Evan Rachel Wood addressed the shame she felt over not being “gay or straight enough” and feeling like bi women need to “constantly prove ourselves” in a series of tweets on being bi.
She then offered up a crucial reminder for bi women: “Don’t let anyone make you feel unworthy. No one knows your journey but you.”
Misunderstanding: Being bi is all about sex
But sex is just one aspect of bisexuality, and its significance varies heavily by individual (just as it does with any other sexual orientation).
Singer French Davis said in an interview that her bisexuality was never a secret, having come out to her family at 16. But it was falling in love “with someone who I think I could be with forever” that led to Frenchie coming out publicly, when she openly discussed falling in love with and dating a woman.
Misunderstanding: Bisexuality is “just a phase”
Cara Delevingne famously sparked an online petition after a Vogue cover story controversially (and foolishly) suggested that her bisexuality was “just a phase.” Cara later set the record straight, stating the obvious: “My sexuality is not a phase.”
Sexual orientation is not a careless choice or trend, but for some reason, an attraction to both men and women leads some people to assume that.
And hey, some women might identify as bisexual and later identify differently—or eventually decide not to define their sexuality at all. It doesn’t make them any less bisexual than the next person, and it certainly doesn’t negate the experiences of an entire community.
Misunderstanding: Bi women are just performing for straight men
The LGBTQ+ community was quick to call out Rita Ora for her single “Girls” in 2018, which contained lyrics like “Yeah, we got with the dude / I saw him, he was lookin’ at you,” and “Red wine, I just wanna kiss girls, girls, girls,” accusing the singer of perpetuating straight-male fantasies around bi women and invalidating the experience of bi love.
Rita apologized via Twitter for the lyrics, but The Independent argued that the uproar was yet another example of unfairly “policing how someone presents their sexuality.”
Misunderstanding: Bisexual women are promiscuous
Not only does this stereotype further fetishize and “other” bi women, it holds them back from fulfilling romantic relationships, as potential partners may be more worried about infidelity.
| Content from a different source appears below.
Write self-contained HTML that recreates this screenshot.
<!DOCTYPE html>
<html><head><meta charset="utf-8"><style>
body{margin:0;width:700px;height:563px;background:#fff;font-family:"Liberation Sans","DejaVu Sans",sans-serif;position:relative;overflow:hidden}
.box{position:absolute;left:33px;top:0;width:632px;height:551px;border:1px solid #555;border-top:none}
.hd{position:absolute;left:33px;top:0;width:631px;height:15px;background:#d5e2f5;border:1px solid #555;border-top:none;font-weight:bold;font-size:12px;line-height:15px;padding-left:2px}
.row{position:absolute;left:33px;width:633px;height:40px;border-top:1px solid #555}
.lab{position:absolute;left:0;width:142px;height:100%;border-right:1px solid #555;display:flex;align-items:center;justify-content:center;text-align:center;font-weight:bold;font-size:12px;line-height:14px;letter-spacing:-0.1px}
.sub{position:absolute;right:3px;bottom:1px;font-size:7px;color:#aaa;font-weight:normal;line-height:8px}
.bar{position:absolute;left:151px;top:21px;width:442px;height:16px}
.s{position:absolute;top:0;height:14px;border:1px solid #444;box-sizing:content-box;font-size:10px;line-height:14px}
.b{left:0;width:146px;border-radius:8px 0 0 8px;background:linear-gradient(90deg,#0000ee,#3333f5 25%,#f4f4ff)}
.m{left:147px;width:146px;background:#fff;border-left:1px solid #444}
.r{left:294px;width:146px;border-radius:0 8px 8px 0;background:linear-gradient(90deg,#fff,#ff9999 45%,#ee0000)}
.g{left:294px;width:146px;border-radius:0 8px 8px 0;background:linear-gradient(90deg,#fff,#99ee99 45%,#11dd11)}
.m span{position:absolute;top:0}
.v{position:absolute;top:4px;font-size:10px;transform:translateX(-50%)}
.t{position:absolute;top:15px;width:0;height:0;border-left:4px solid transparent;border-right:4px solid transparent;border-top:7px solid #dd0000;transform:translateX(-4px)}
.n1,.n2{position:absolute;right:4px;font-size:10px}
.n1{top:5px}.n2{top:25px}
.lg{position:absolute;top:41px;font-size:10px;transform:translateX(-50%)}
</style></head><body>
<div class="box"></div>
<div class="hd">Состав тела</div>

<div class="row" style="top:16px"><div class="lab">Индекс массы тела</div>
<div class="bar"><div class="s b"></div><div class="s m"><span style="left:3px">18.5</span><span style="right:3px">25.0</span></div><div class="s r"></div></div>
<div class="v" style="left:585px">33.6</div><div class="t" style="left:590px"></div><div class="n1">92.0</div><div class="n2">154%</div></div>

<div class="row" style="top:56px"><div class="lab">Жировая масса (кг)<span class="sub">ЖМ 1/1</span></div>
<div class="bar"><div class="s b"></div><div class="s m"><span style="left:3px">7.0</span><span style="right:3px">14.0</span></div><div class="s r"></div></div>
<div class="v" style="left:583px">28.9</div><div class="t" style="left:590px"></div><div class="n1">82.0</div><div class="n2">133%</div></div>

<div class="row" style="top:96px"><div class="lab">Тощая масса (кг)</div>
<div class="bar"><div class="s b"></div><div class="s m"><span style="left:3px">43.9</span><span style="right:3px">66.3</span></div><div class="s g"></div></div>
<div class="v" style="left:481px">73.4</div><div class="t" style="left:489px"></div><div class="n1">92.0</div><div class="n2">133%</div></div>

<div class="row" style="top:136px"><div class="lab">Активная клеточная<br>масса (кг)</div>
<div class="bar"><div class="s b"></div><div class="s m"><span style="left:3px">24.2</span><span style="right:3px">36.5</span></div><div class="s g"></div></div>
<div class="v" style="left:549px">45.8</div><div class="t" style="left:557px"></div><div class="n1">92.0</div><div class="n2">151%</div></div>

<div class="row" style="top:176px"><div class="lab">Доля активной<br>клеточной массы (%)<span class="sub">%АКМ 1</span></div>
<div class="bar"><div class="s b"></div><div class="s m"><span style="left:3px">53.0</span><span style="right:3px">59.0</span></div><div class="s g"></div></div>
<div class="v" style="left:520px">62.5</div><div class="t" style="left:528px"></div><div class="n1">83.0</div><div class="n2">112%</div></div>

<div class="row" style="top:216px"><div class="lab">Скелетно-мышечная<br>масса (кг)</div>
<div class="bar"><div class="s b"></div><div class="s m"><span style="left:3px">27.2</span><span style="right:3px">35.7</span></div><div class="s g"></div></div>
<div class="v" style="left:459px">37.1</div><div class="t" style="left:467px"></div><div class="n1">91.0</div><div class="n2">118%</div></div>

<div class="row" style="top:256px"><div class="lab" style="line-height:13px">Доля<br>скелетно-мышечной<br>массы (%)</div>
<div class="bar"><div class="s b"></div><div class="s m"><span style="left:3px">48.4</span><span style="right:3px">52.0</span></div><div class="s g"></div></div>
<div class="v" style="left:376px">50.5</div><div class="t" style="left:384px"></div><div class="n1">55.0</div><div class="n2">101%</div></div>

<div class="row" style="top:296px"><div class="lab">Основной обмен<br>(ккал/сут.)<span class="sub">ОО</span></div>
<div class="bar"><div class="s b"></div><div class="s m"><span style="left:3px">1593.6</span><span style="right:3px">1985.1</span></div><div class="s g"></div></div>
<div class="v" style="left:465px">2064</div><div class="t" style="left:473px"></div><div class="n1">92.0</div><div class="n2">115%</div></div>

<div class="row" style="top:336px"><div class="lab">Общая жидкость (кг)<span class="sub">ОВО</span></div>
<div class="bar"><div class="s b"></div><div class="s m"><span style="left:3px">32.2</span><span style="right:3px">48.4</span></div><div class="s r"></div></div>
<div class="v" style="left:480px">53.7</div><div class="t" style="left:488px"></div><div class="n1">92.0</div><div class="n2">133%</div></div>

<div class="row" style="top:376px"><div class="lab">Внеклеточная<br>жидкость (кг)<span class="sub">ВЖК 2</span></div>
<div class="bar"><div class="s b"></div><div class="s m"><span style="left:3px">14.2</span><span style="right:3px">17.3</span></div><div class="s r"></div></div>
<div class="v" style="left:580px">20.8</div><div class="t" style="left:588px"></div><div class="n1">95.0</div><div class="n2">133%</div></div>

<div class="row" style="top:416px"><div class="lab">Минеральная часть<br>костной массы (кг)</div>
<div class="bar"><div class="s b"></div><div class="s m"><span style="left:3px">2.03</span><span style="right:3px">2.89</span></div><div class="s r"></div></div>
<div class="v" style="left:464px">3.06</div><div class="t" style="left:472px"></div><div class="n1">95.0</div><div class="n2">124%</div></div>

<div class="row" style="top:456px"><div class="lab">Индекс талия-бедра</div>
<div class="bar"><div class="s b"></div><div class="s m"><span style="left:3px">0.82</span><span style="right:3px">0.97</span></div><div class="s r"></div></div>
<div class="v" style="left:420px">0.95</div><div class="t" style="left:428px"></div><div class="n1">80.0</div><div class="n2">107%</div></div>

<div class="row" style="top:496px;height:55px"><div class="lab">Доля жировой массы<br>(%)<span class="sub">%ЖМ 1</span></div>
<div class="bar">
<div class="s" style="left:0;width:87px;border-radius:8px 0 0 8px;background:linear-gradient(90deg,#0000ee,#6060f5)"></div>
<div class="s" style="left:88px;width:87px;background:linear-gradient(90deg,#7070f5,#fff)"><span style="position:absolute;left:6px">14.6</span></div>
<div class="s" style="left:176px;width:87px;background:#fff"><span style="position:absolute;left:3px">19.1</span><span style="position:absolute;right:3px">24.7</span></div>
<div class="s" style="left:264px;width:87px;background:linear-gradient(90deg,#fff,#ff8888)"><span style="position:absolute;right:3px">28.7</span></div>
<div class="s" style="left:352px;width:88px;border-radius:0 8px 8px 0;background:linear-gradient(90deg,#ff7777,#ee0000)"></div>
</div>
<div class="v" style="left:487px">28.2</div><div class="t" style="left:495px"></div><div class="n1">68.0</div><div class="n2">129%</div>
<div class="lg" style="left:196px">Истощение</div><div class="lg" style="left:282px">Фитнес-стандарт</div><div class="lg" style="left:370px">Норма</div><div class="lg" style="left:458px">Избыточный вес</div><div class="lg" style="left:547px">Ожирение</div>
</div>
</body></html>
Anna Paquin (who’s been married to Stephen Moyer since 2010) said in a 2014 interview that one of her biggest frustrations as a bisexual woman is dealing with people who “think that monogamy and bisexuality are mutually exclusive.”
Misunderstanding: That they’re not really bi if they’re with a man
Stephanie went on to describe how “bisexuality often needs an explanation,” as sexuality is “often defined by who we’re partnered with at any given moment,” and admitted to feeling like an “outsider so often,” even at LGBTQ+ events for fear she wouldn’t be seen as “gay enough.”
The Brooklyn Nine-Nine star also eloquently corrected the common misconception that you aren’t a bisexual woman if you’re with a man.
“Here’s the thing about sexual drive that some people like to deny: It’s around even after you commit to one partner,” she wrote. “The kinds of people you were and are attracted to are still the kinds of people you were and are attracted to.”
Misunderstanding: Being open about your sexual orientation means you’re an open book
Coming out as a bisexual woman doesn’t mean that you’re obligated to educate people (even if they’re coming from a place of good will), respond to probing questions about your private life, or even have answers about your identity or being LGBTQ+ (here’s a refresher on common terms, if you’re curious).
Your sexual orientation is your business, and while women like Margaret may be comfortable discussing their bisexuality, wanting to keep certain things private doesn’t make you any less bi.
Take Shannon Purser, who highlighted the complexity of coming out and deciding what to share (or not share) when she tweeted in 2017: “I've only just recently come out as bisexual to my family and friends. It's something I am still processing and trying to understand and I don't like talking about it too much.” Coming out as bisexual doesn’t mean giving up your right to privacy.